→ INFORMATION SHOWN
▬▬▬

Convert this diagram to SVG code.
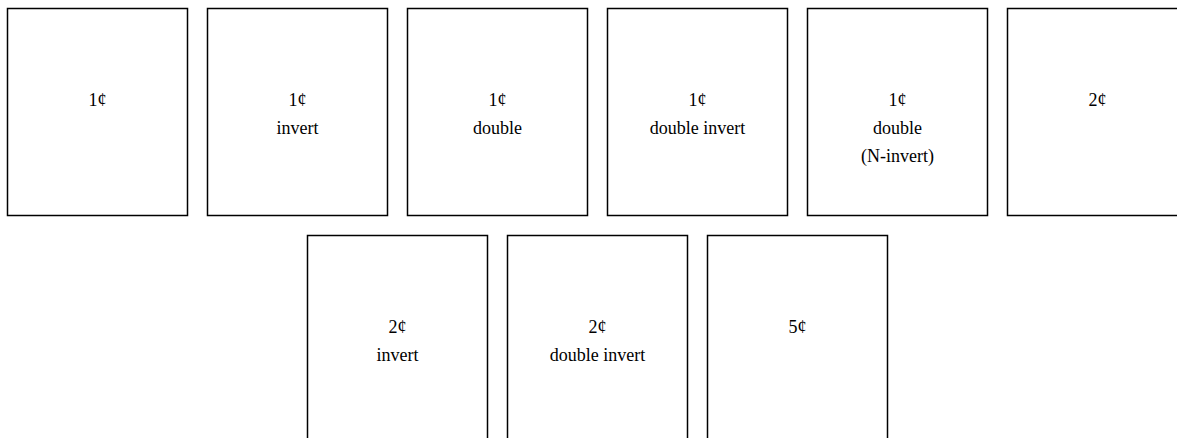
<svg xmlns="http://www.w3.org/2000/svg" width="1177" height="438" viewBox="0 0 1177 438">
<style>
.box{fill:#fff;stroke:#000;stroke-width:1.5}
.t{font-family:"Liberation Serif","Times New Roman",serif;font-size:18px;fill:#000;text-anchor:middle}
</style>
<rect width="1177" height="438" fill="#fff"/>
<g id="n1"><rect class="box" x="7.5" y="8.5" width="180" height="207"/><text class="t" x="97.5" y="106">1¢</text></g>
<g id="n2"><rect class="box" x="207.5" y="8.5" width="180" height="207"/><text class="t" x="297.5" y="106">1¢<tspan x="297.5" dy="28">invert</tspan></text></g>
<g id="n3"><rect class="box" x="407.5" y="8.5" width="180" height="207"/><text class="t" x="497.5" y="106">1¢<tspan x="497.5" dy="28">double</tspan></text></g>
<g id="n4"><rect class="box" x="607.5" y="8.5" width="180" height="207"/><text class="t" x="697.5" y="106">1¢<tspan x="697.5" dy="28">double invert</tspan></text></g>
<g id="n5"><rect class="box" x="807.5" y="8.5" width="180" height="207"/><text class="t" x="897.5" y="106">1¢<tspan x="897.5" dy="28">double</tspan><tspan x="897.5" dy="28">(N-invert)</tspan></text></g>
<g id="n6"><rect class="box" x="1007.5" y="8.5" width="180" height="207"/><text class="t" x="1097.5" y="106">2¢</text></g>
<g id="n7"><rect class="box" x="307.5" y="235.5" width="180" height="207"/><text class="t" x="397.5" y="333">2¢<tspan x="397.5" dy="28">invert</tspan></text></g>
<g id="n8"><rect class="box" x="507.5" y="235.5" width="180" height="207"/><text class="t" x="597.5" y="333">2¢<tspan x="597.5" dy="28">double invert</tspan></text></g>
<g id="n9"><rect class="box" x="707.5" y="235.5" width="180" height="207"/><text class="t" x="797.5" y="333">5¢</text></g>
<g id="connectors"></g>
</svg>
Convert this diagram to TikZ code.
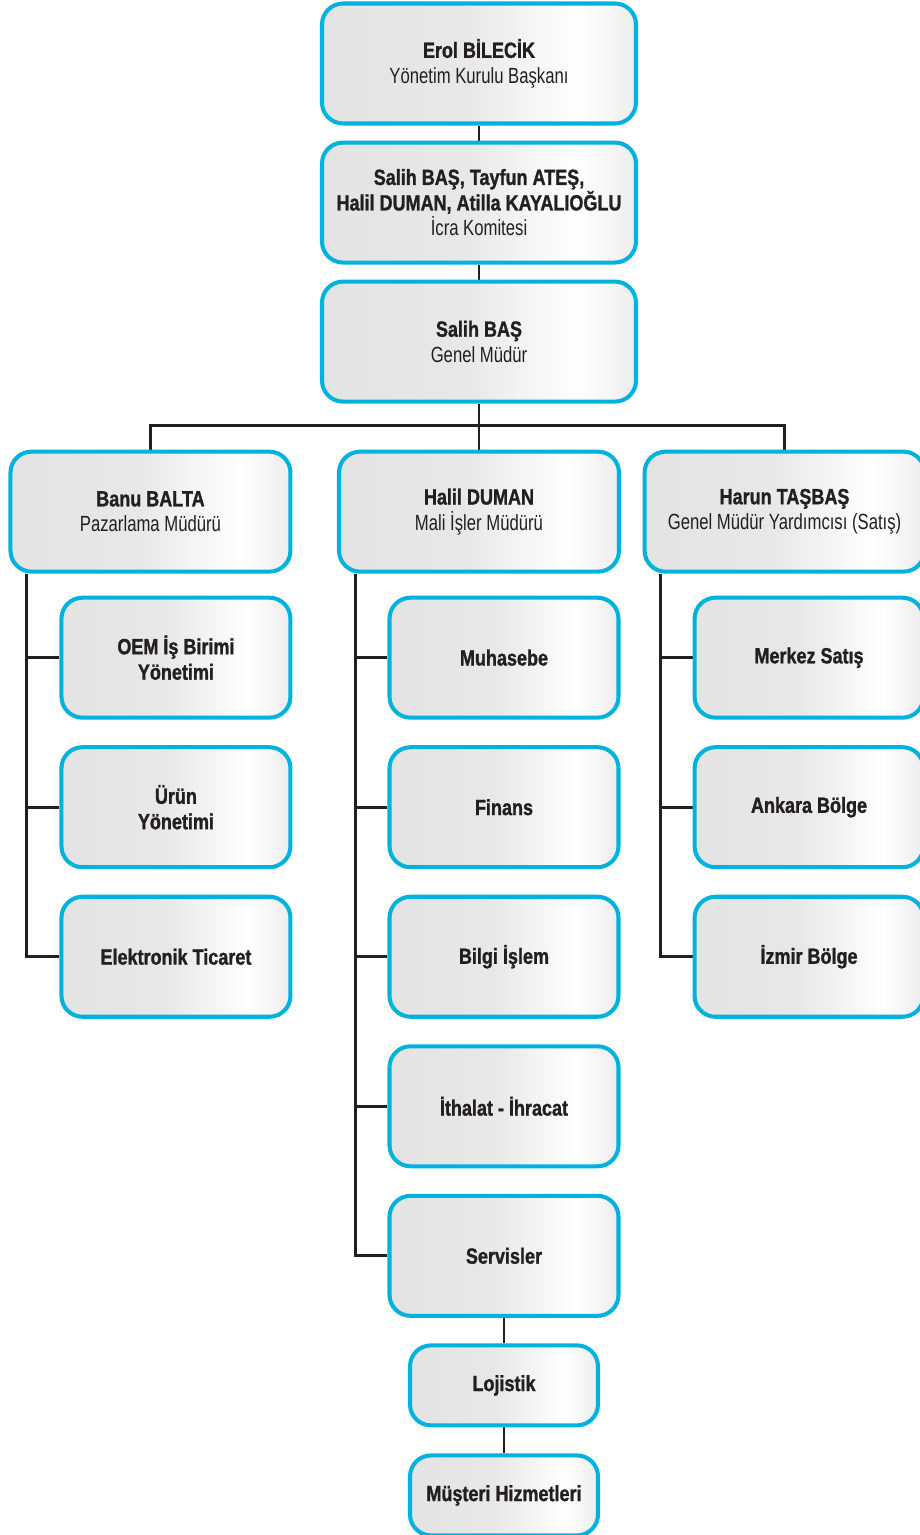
\documentclass[tikz,border=0pt]{standalone}
\usepackage{fontspec}
\setmainfont{Liberation Sans}[UprightFeatures={FakeStretch=0.76}, BoldFeatures={FakeStretch=0.82, FakeBold=1.2}]
\usepackage{tikz}
\usetikzlibrary{positioning, backgrounds}
\definecolor{boxcyan}{RGB}{0,178,222}
\definecolor{linegray}{RGB}{35,31,32}
\pgfdeclarehorizontalshading{sheen}{100bp}{color(0bp)=(black!13); color(48bp)=(black!9); color(66bp)=(white); color(80bp)=(black!11); color(100bp)=(black!17)}

\begin{document}
\begin{tikzpicture}[
    node distance=0.51cm and 0.55cm,
    chartbox/.style={
        rectangle,
        rounded corners=0.42cm,
        draw=boxcyan,
        line width=2.3pt,
        shade,
        shading=sheen,
        align=center,
        text=linegray,
        font=\fontsize{12.5}{14.5}\selectfont
    },
    topbox/.style={
        chartbox,
        minimum width=6.28cm,
        minimum height=2.4cm
    },
    headbox/.style={
        chartbox,
        minimum width=5.6cm,
        minimum height=2.4cm
    },
    unitbox/.style={
        chartbox,
        minimum width=4.58cm,
        minimum height=2.4cm,
        font=\fontsize{12.5}{14.5}\selectfont\bfseries
    },
    smallbox/.style={
        chartbox,
        minimum width=3.76cm,
        minimum height=1.6cm,
        font=\fontsize{12.5}{14.5}\selectfont\bfseries
    },
    conn/.style={
        line width=1.7pt,
        draw=linegray
    }
]
\useasboundingbox (0,0) rectangle (18.4,-30.7);
% TOP CHAIN
\node (erol) [topbox] at (9.58,-1.27) {{\bfseries Erol BİLECİK}\\Yönetim Kurulu Başkanı};
\node (icra) [topbox, below=0.3cm of erol] {{\bfseries Salih BAŞ, Tayfun ATEŞ,}\\{\bfseries Halil DUMAN, Atilla KAYALIOĞLU}\\İcra Komitesi};
\node (gm) [topbox, below=0.3cm of icra] {{\bfseries Salih BAŞ}\\Genel Müdür};
% DEPARTMENT HEADS
\node (halil) [headbox, below=0.92cm of gm] {{\bfseries Halil DUMAN}\\Mali İşler Müdürü};
\node (banu) [headbox, left=0.89cm of halil] {{\bfseries Banu BALTA}\\Pazarlama Müdürü};
\node (harun) [headbox, right=0.43cm of halil] {{\bfseries Harun TAŞBAŞ}\\Genel Müdür Yardımcısı (Satış)};
% MARKETING UNITS
\node (oem) [unitbox, below=0.44cm of banu, xshift=0.51cm] {OEM İş Birimi\\Yönetimi};
\node (urun) [unitbox, below=of oem] {Ürün\\Yönetimi};
\node (eticaret) [unitbox, below=of urun] {Elektronik Ticaret};
% FINANCE UNITS
\node (muhasebe) [unitbox, below=0.44cm of halil, xshift=0.5cm] {Muhasebe};
\node (finans) [unitbox, below=of muhasebe] {Finans};
\node (bilgi) [unitbox, below=of finans] {Bilgi İşlem};
\node (ithalat) [unitbox, below=of bilgi] {İthalat - İhracat};
\node (servis) [unitbox, below=of ithalat] {Servisler};
\node (lojistik) [smallbox, below=of servis] {Lojistik};
\node (musteri) [smallbox, below=0.52cm of lojistik] {Müşteri Hizmetleri};
% SALES UNITS
\node (merkez) [unitbox, below=0.44cm of harun, xshift=0.49cm] {Merkez Satış};
\node (ankara) [unitbox, below=of merkez] {Ankara Bölge};
\node (izmir) [unitbox, below=of ankara] {İzmir Bölge};
% CONNECTORS
\begin{scope}[on background layer]
\draw [conn] (erol.south) -- (icra.north);
\draw [conn] (icra.south) -- (gm.north);
\coordinate (bus) at ([yshift=0.48cm]halil.north);
\draw [conn] (gm.south) -- (halil.north);
\draw [conn] (banu.north) |- (bus) -| (harun.north);
% SPINES
\coordinate (lspine) at ([xshift=0.37cm]banu.south west);
\coordinate (mspine) at ([xshift=0.37cm]halil.south west);
\coordinate (rspine) at ([xshift=0.36cm]harun.south west);
\draw [conn] (lspine) |- (eticaret.west);
\draw [conn] (lspine |- oem.west) -- (oem.west);
\draw [conn] (lspine |- urun.west) -- (urun.west);
\draw [conn] (mspine) |- (servis.west);
\draw [conn] (mspine |- muhasebe.west) -- (muhasebe.west);
\draw [conn] (mspine |- finans.west) -- (finans.west);
\draw [conn] (mspine |- bilgi.west) -- (bilgi.west);
\draw [conn] (mspine |- ithalat.west) -- (ithalat.west);
\draw [conn] (rspine) |- (izmir.west);
\draw [conn] (rspine |- merkez.west) -- (merkez.west);
\draw [conn] (rspine |- ankara.west) -- (ankara.west);
% LOGISTICS CHAIN
\draw [conn] (servis.south) -- (lojistik.north);
\draw [conn] (lojistik.south) -- (musteri.north);
\end{scope}
\end{tikzpicture}
\end{document}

▬▬▬

Keep every word of the data as it is when you write it out, but drop the pictures.

→ TASK RESPONSE
Convert this diagram to SVG code.
<svg xmlns="http://www.w3.org/2000/svg" width="1177" height="438" viewBox="0 0 1177 438">
<style>
.box{fill:#fff;stroke:#000;stroke-width:1.5}
.t{font-family:"Liberation Serif","Times New Roman",serif;font-size:18px;fill:#000;text-anchor:middle}
</style>
<rect width="1177" height="438" fill="#fff"/>
<g id="n1"><rect class="box" x="7.5" y="8.5" width="180" height="207"/><text class="t" x="97.5" y="106">1¢</text></g>
<g id="n2"><rect class="box" x="207.5" y="8.5" width="180" height="207"/><text class="t" x="297.5" y="106">1¢<tspan x="297.5" dy="28">invert</tspan></text></g>
<g id="n3"><rect class="box" x="407.5" y="8.5" width="180" height="207"/><text class="t" x="497.5" y="106">1¢<tspan x="497.5" dy="28">double</tspan></text></g>
<g id="n4"><rect class="box" x="607.5" y="8.5" width="180" height="207"/><text class="t" x="697.5" y="106">1¢<tspan x="697.5" dy="28">double invert</tspan></text></g>
<g id="n5"><rect class="box" x="807.5" y="8.5" width="180" height="207"/><text class="t" x="897.5" y="106">1¢<tspan x="897.5" dy="28">double</tspan><tspan x="897.5" dy="28">(N-invert)</tspan></text></g>
<g id="n6"><rect class="box" x="1007.5" y="8.5" width="180" height="207"/><text class="t" x="1097.5" y="106">2¢</text></g>
<g id="n7"><rect class="box" x="307.5" y="235.5" width="180" height="207"/><text class="t" x="397.5" y="333">2¢<tspan x="397.5" dy="28">invert</tspan></text></g>
<g id="n8"><rect class="box" x="507.5" y="235.5" width="180" height="207"/><text class="t" x="597.5" y="333">2¢<tspan x="597.5" dy="28">double invert</tspan></text></g>
<g id="n9"><rect class="box" x="707.5" y="235.5" width="180" height="207"/><text class="t" x="797.5" y="333">5¢</text></g>
<g id="connectors"></g>
</svg>
Convert this diagram to TikZ code.
\documentclass[tikz,border=0pt]{standalone}
\usepackage{fontspec}
\setmainfont{Liberation Sans}[UprightFeatures={FakeStretch=0.76}, BoldFeatures={FakeStretch=0.82, FakeBold=1.2}]
\usepackage{tikz}
\usetikzlibrary{positioning, backgrounds}
\definecolor{boxcyan}{RGB}{0,178,222}
\definecolor{linegray}{RGB}{35,31,32}
\pgfdeclarehorizontalshading{sheen}{100bp}{color(0bp)=(black!13); color(48bp)=(black!9); color(66bp)=(white); color(80bp)=(black!11); color(100bp)=(black!17)}

\begin{document}
\begin{tikzpicture}[
    node distance=0.51cm and 0.55cm,
    chartbox/.style={
        rectangle,
        rounded corners=0.42cm,
        draw=boxcyan,
        line width=2.3pt,
        shade,
        shading=sheen,
        align=center,
        text=linegray,
        font=\fontsize{12.5}{14.5}\selectfont
    },
    topbox/.style={
        chartbox,
        minimum width=6.28cm,
        minimum height=2.4cm
    },
    headbox/.style={
        chartbox,
        minimum width=5.6cm,
        minimum height=2.4cm
    },
    unitbox/.style={
        chartbox,
        minimum width=4.58cm,
        minimum height=2.4cm,
        font=\fontsize{12.5}{14.5}\selectfont\bfseries
    },
    smallbox/.style={
        chartbox,
        minimum width=3.76cm,
        minimum height=1.6cm,
        font=\fontsize{12.5}{14.5}\selectfont\bfseries
    },
    conn/.style={
        line width=1.7pt,
        draw=linegray
    }
]
\useasboundingbox (0,0) rectangle (18.4,-30.7);
% TOP CHAIN
\node (erol) [topbox] at (9.58,-1.27) {{\bfseries Erol BİLECİK}\\Yönetim Kurulu Başkanı};
\node (icra) [topbox, below=0.3cm of erol] {{\bfseries Salih BAŞ, Tayfun ATEŞ,}\\{\bfseries Halil DUMAN, Atilla KAYALIOĞLU}\\İcra Komitesi};
\node (gm) [topbox, below=0.3cm of icra] {{\bfseries Salih BAŞ}\\Genel Müdür};
% DEPARTMENT HEADS
\node (halil) [headbox, below=0.92cm of gm] {{\bfseries Halil DUMAN}\\Mali İşler Müdürü};
\node (banu) [headbox, left=0.89cm of halil] {{\bfseries Banu BALTA}\\Pazarlama Müdürü};
\node (harun) [headbox, right=0.43cm of halil] {{\bfseries Harun TAŞBAŞ}\\Genel Müdür Yardımcısı (Satış)};
% MARKETING UNITS
\node (oem) [unitbox, below=0.44cm of banu, xshift=0.51cm] {OEM İş Birimi\\Yönetimi};
\node (urun) [unitbox, below=of oem] {Ürün\\Yönetimi};
\node (eticaret) [unitbox, below=of urun] {Elektronik Ticaret};
% FINANCE UNITS
\node (muhasebe) [unitbox, below=0.44cm of halil, xshift=0.5cm] {Muhasebe};
\node (finans) [unitbox, below=of muhasebe] {Finans};
\node (bilgi) [unitbox, below=of finans] {Bilgi İşlem};
\node (ithalat) [unitbox, below=of bilgi] {İthalat - İhracat};
\node (servis) [unitbox, below=of ithalat] {Servisler};
\node (lojistik) [smallbox, below=of servis] {Lojistik};
\node (musteri) [smallbox, below=0.52cm of lojistik] {Müşteri Hizmetleri};
% SALES UNITS
\node (merkez) [unitbox, below=0.44cm of harun, xshift=0.49cm] {Merkez Satış};
\node (ankara) [unitbox, below=of merkez] {Ankara Bölge};
\node (izmir) [unitbox, below=of ankara] {İzmir Bölge};
% CONNECTORS
\begin{scope}[on background layer]
\draw [conn] (erol.south) -- (icra.north);
\draw [conn] (icra.south) -- (gm.north);
\coordinate (bus) at ([yshift=0.48cm]halil.north);
\draw [conn] (gm.south) -- (halil.north);
\draw [conn] (banu.north) |- (bus) -| (harun.north);
% SPINES
\coordinate (lspine) at ([xshift=0.37cm]banu.south west);
\coordinate (mspine) at ([xshift=0.37cm]halil.south west);
\coordinate (rspine) at ([xshift=0.36cm]harun.south west);
\draw [conn] (lspine) |- (eticaret.west);
\draw [conn] (lspine |- oem.west) -- (oem.west);
\draw [conn] (lspine |- urun.west) -- (urun.west);
\draw [conn] (mspine) |- (servis.west);
\draw [conn] (mspine |- muhasebe.west) -- (muhasebe.west);
\draw [conn] (mspine |- finans.west) -- (finans.west);
\draw [conn] (mspine |- bilgi.west) -- (bilgi.west);
\draw [conn] (mspine |- ithalat.west) -- (ithalat.west);
\draw [conn] (rspine) |- (izmir.west);
\draw [conn] (rspine |- merkez.west) -- (merkez.west);
\draw [conn] (rspine |- ankara.west) -- (ankara.west);
% LOGISTICS CHAIN
\draw [conn] (servis.south) -- (lojistik.north);
\draw [conn] (lojistik.south) -- (musteri.north);
\end{scope}
\end{tikzpicture}
\end{document}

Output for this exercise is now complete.